Winter harvest lost, livestock and livelihoods of thousands of families in peril

The lack of water also affects farmers with livestock and pastoralists like the nomadic Kuchi tribe as pasturelands have partially or completely dried up or are overgrazed, leaving flocks with little or no feed. “Pastures are overfed and animals are eating the plants down to the roots where they can still find them,” said Abdul Majid.

The condition of animals has deteriorated and reduced their milk production which has led to distress sales and death of livestock: sheep prices have decreased from 25 to 40 per cent across the country while fodder prices have doubled. “The animals are too weak to walk to their usual pastures in Badakhshan province and herders have to rent trucks to bring them there,” explained Mr. Majidi, the Head of Agricultural Department of Kunduz Province.

Some 1.5 million goats and sheep in the North-Eastern Region are struggling to find food and more than 600 out of nearly 1,000 villages in the province are suffering from the lack of water.

The most affected are small livestock holders with ten animals or less. These families are at high risk of food insecurity as once their flocks are drastically reduced, the core breeding animals may be endangered and whole livelihoods are at risk.

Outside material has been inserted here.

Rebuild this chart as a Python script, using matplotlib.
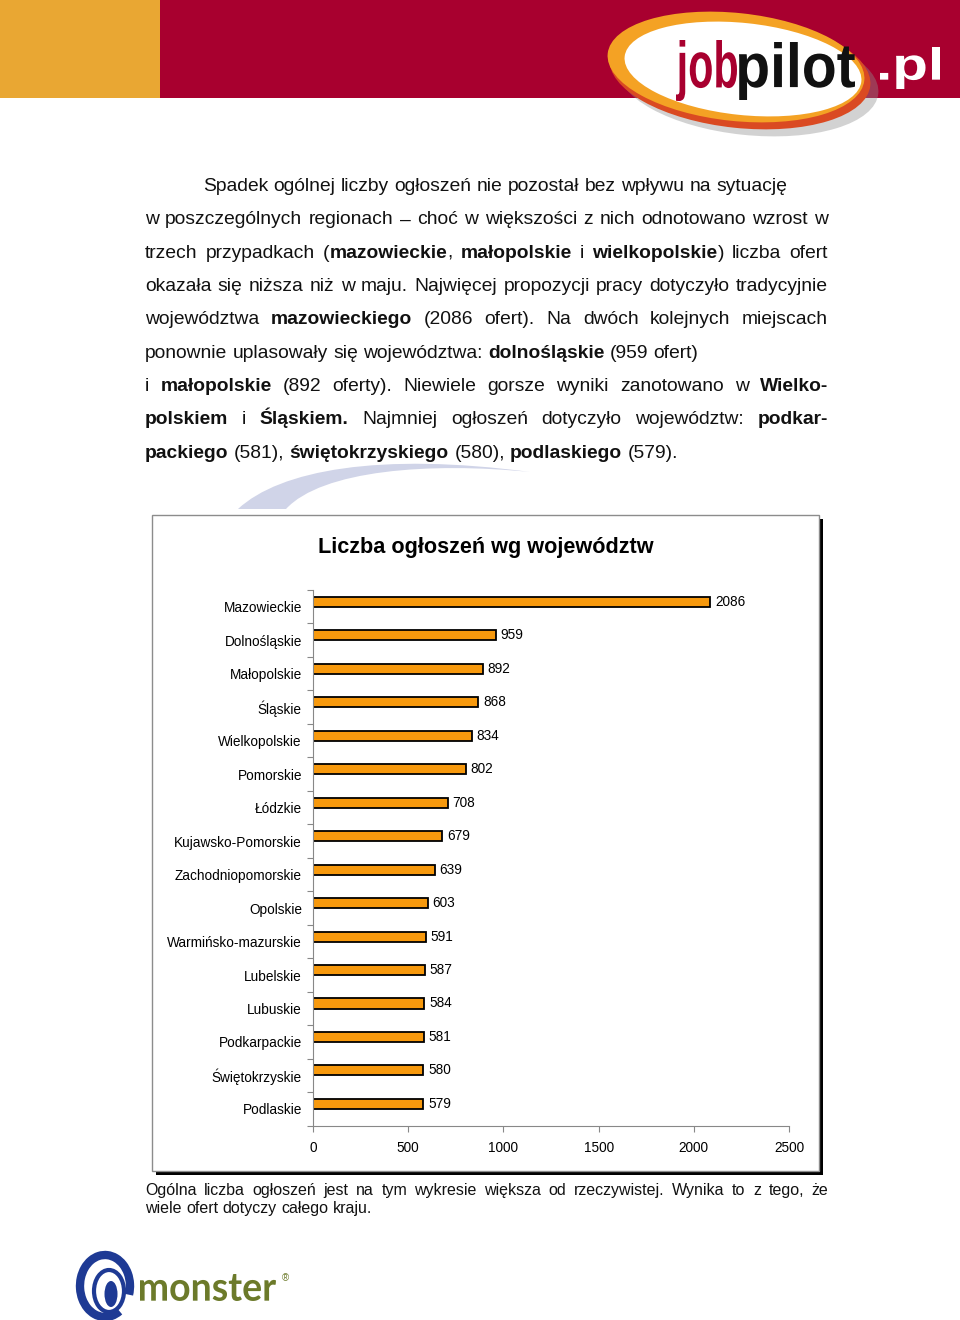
import matplotlib
matplotlib.use('Agg')
import matplotlib.pyplot as plt
import numpy as np
from matplotlib.patches import Rectangle, Ellipse, PathPatch, Arc
from matplotlib.path import Path
from matplotlib.textpath import TextPath
from matplotlib.font_manager import FontProperties
from matplotlib.transforms import Affine2D

FONT = 'Liberation Sans'

# -- chart data
regions = ['Mazowieckie', 'Dolnośląskie', 'Małopolskie', 'Śląskie', 'Wielkopolskie',
           'Pomorskie', 'Łódzkie', 'Kujawsko-Pomorskie', 'Zachodniopomorskie', 'Opolskie',
           'Warmińsko-mazurskie', 'Lubelskie', 'Lubuskie', 'Podkarpackie',
           'Świętokrzyskie', 'Podlaskie']
offers = [2086, 959, 892, 868, 834, 802, 708, 679, 639, 603, 591, 587, 584, 581, 580, 579]
x_ticks = [0, 500, 1000, 1500, 2000, 2500]
chart_title = 'Liczba ogłoszeń wg województw'

# -- page text (** toggles bold), justify flag
paragraph = [
    ('Spadek ogólnej liczby ogłoszeń nie pozostał bez wpływu na sytuację', False),
    ('w poszczególnych regionach – choć w większości z nich odnotowano wzrost w', True),
    ('trzech przypadkach (**mazowieckie**, **małopolskie** i **wielkopolskie**) liczba ofert', True),
    ('okazała się niższa niż w maju. Najwięcej propozycji pracy dotyczyło tradycyjnie', True),
    ('województwa **mazowieckiego** (2086 ofert). Na dwóch kolejnych miejscach', True),
    ('ponownie uplasowały się województwa: **dolnośląskie** (959 ofert)', False),
    ('i **małopolskie** (892 oferty). Niewiele gorsze wyniki zanotowano w **Wielko-**', True),
    ('**polskiem** i **Śląskiem.** Najmniej ogłoszeń dotyczyło województw: **podkar-**', True),
    ('**packiego** (581), **świętokrzyskiego** (580), **podlaskiego** (579).', False),
]
footnote = [
    ('Ogólna liczba ogłoszeń jest na tym wykresie większa od rzeczywistej. Wynika to z tego, że', True),
    ('wiele ofert dotyczy całego kraju.', False),
]

fig = plt.figure(figsize=(9.6, 13.2), dpi=100)
page = fig.add_axes([0, 0, 1, 1])
page.set_xlim(0, 960)
page.set_ylim(1320, 0)
page.axis('off')
renderer = fig.canvas.get_renderer()


def text_width(s, bold, size):
    t = page.text(0, 0, s, fontsize=size, family=FONT,
                  fontweight='bold' if bold else 'normal')
    w = t.get_window_extent(renderer).width
    t.remove()
    return w


def parse(line):
    words, bold = [], False
    for w in line.split(' '):
        pieces = []
        for k, part in enumerate(w.split('**')):
            if k > 0:
                bold = not bold
            if part:
                pieces.append((part, bold))
        words.append(pieces)
    return words


def draw_line(line, x0, x1, y, size, justify):
    words = parse(line)
    widths = [sum(text_width(p, b, size) for p, b in w) for w in words]
    space = text_width('x x', False, size) - text_width('xx', False, size)
    gap = (x1 - x0 - sum(widths)) / (len(words) - 1) if justify else space
    x = x0
    for w, wd in zip(words, widths):
        for p, b in w:
            page.text(x, y, p, fontsize=size, family=FONT, va='baseline', ha='left',
                      fontweight='bold' if b else 'normal', color='#111111', zorder=3)
            x += text_width(p, b, size)
        x += gap


def path_text(s, x0, y0, x1, y1, color, weight='bold', family=FONT, z=5):
    tp = TextPath((0, 0), s, size=1, prop=FontProperties(family=family, weight=weight))
    bb = tp.get_extents()
    tr = (Affine2D().translate(-bb.x0, -bb.y0)
          .scale((x1 - x0) / bb.width, -(y1 - y0) / bb.height)
          .translate(x0, y1))
    page.add_patch(PathPatch(tr.transform_path(tp), fc=color, ec='none', zorder=z))


# header bands
page.add_patch(Rectangle((0, 0), 160, 98, fc='#E9A733', ec='none', zorder=1))
page.add_patch(Rectangle((160, 0), 800, 98, fc='#A8002F', ec='none', zorder=1))

# jobpilot logo
page.add_patch(Ellipse((748, 80), 262, 110, angle=6, fc='#8f8f8f', alpha=0.4, ec='none', zorder=2))
page.add_patch(Ellipse((740, 72), 262, 112, angle=6, fc='#DA4A22', ec='none', zorder=2.1))
page.add_patch(Ellipse((736, 67), 258, 108, angle=6, fc='#F4A224', ec='none', zorder=2.2))
page.add_patch(Ellipse((743, 69), 238, 92, angle=6, fc='white', ec='none', zorder=2.3))
path_text('job', 676, 40, 737, 101, '#A8002F')
path_text('pilot', 739, 42, 855, 100, '#111111')
path_text('.pl', 880, 47, 940, 89, 'white')

# faint swoosh behind the paragraph
verts = [(238, 509), (280, 470), (380, 452), (530, 472),
         (430, 462), (322, 470), (286, 509), (238, 509)]
codes = [Path.MOVETO, Path.CURVE4, Path.CURVE4, Path.CURVE4,
         Path.CURVE4, Path.CURVE4, Path.CURVE4, Path.CLOSEPOLY]
page.add_patch(PathPatch(Path(verts, codes), fc='#D0D4E8', ec='none', zorder=0.5))

# paragraph
for k, (line, just) in enumerate(paragraph):
    x0 = 203 if k == 0 else 145
    draw_line(line, x0, 828, 191 + 33.35 * k, 13.9, just)

# chart frame with shadow
page.add_patch(Rectangle((156, 519), 667, 656, fc='black', ec='none', zorder=1))
page.add_patch(Rectangle((152, 515), 667, 656, fc='white', ec='#8c8c8c', lw=1, zorder=1.1))
page.text(486, 553, chart_title, fontsize=15.6, family=FONT, fontweight='bold',
          ha='center', va='baseline', zorder=3)

# footnote
for k, (line, just) in enumerate(footnote):
    draw_line(line, 145, 828, 1195 + 18 * k, 11.5, just)

# monster logo
blue = '#1E3A94'
page.add_patch(Arc((105, 1286), 50, 62, theta1=60, theta2=380, lw=6, color=blue, zorder=3))
page.add_patch(Ellipse((109, 1291), 30, 42, fc='none', ec=blue, lw=3, zorder=3))
page.add_patch(Ellipse((111, 1294), 13, 26, fc=blue, ec='none', zorder=3))
path_text('monster', 140, 1274, 276, 1301, '#6C7A2A', weight='bold', family='Lato')
page.text(282, 1281, '®', fontsize=7, color='#6C7A2A', family=FONT, zorder=3)

# bar chart
ax = fig.add_axes([313 / 960, 1 - 1125.7 / 1320, 476 / 960, (1125.7 - 590) / 1320])
ax.patch.set_alpha(0)
ypos = np.arange(len(regions))
ax.barh(ypos - 0.15, offers, height=0.3, color='#F7990D', edgecolor='black', linewidth=1.3)
ax.set_xlim(0, 2500)
ax.set_ylim(len(regions) - 0.5, -0.5)
ax.set_yticks(np.arange(-0.5, len(regions)))
ax.set_yticklabels([])
ax.set_yticks(ypos, minor=True)
ax.set_yticklabels(regions, minor=True, family=FONT, fontsize=9.8)
ax.tick_params(axis='y', which='major', length=4, color='#888888', direction='out')
ax.tick_params(axis='y', which='minor', length=0, pad=8)
ax.set_xticks(x_ticks)
ax.set_xticklabels([str(v) for v in x_ticks], family=FONT, fontsize=9.8)
ax.tick_params(axis='x', length=4, color='#888888', pad=7)
for s in ['top', 'right']:
    ax.spines[s].set_visible(False)
for s in ['left', 'bottom']:
    ax.spines[s].set_color('#888888')
    ax.spines[s].set_linewidth(0.8)
for yi, v in zip(ypos, offers):
    ax.annotate(str(v), (v, yi - 0.15), xytext=(3.5, 0), textcoords='offset points',
                va='center', ha='left', fontsize=9.8, family=FONT)

fig.savefig('out.png', dpi=100)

Some communities in Hilmand Province have also reportedly started to use their irrigated fields as pastures as a coping mechanism – potentially saving their animals but in consequence not planting crops that could get them through the next lean season.

Conflict exacerbates the effects of the drought 

The intensified conflict across many parts of the country exacerbates the effects of the drought and has limited the communities’ access to markets: in Hilmand, village elders reportedly need to obtain special approval from the armed groups controlling their districts to access markets in areas under Government control.

In Uruzgan Province, people often cannot access the main market in Tirinkot due to fighting and insecurity on the roads to the provincial capital. Following a temporary closure of the road to neighbouring Kandahar Province in April due to fighting, wheat prices went up by 50 per cent in the city itself, and the price for fresh produce quadrupled within days.

First migration movements due to the drought in the Western Region 

At the beginning of May, the first migration movements were reported from Badghis and Ghor provinces to Hirat City, Hirat Province, due to the drought and depleted food stocks of families. By mid-May, more than 21,000 people had been assessed by humanitarian partners and verified as having migrated due to the drought.

Mohammad Aman from a village in Badghis is one of the people who was forced to leave his home.

He used to work the land of a landowner but the drought destroyed the crops, killed all the animals and left his employer unable to feed his own family, let alone pay Mohammad Aman’s salary.

The fifty-year old saw no other option than to go to the provincial capital Qala-e-Naw, hoping to find work in the city or assistance. “My entire family’s eyes are on my empty pockets and my inability to buy bread to fill their bellies,” he said. “It is difficult for a father so see his children going hungry.” His family was selected for emergency assistance and received wheat flour, rice, oil, sugar, pulses and salt from World Vision International (WVI) as part of a project to support more than 1,800 vulnerable families in Badghis funded by the Common Humanitarian Fund (CHF)-Afghanistan.

Humanitarian partners are gearing up, need $115 million for six-month response

In the 20 provinces most affected by the drought, nearly 15 million people rely on farming, livestock or labour opportunities in agriculture. Of these, an estimated 2 million people will become severely food insecure due to the drought. Humanitarian partners are ramping up their response across the country (see map next page), trying to reach 1.4 million of the most vulnerable girls, boys, women and men struck by the drought. Partners urgently need $115 million; the majority of this amount will provide food support to help families through the lean season and to provide them with drinking water for six months.

A quick, comprehensive response will enable the delivery of food and water to the rural villages and help to avoid the migration of families to cities where they risk losing all of their few possessions, and where they lack shelter and access to health facilities and schools for their children.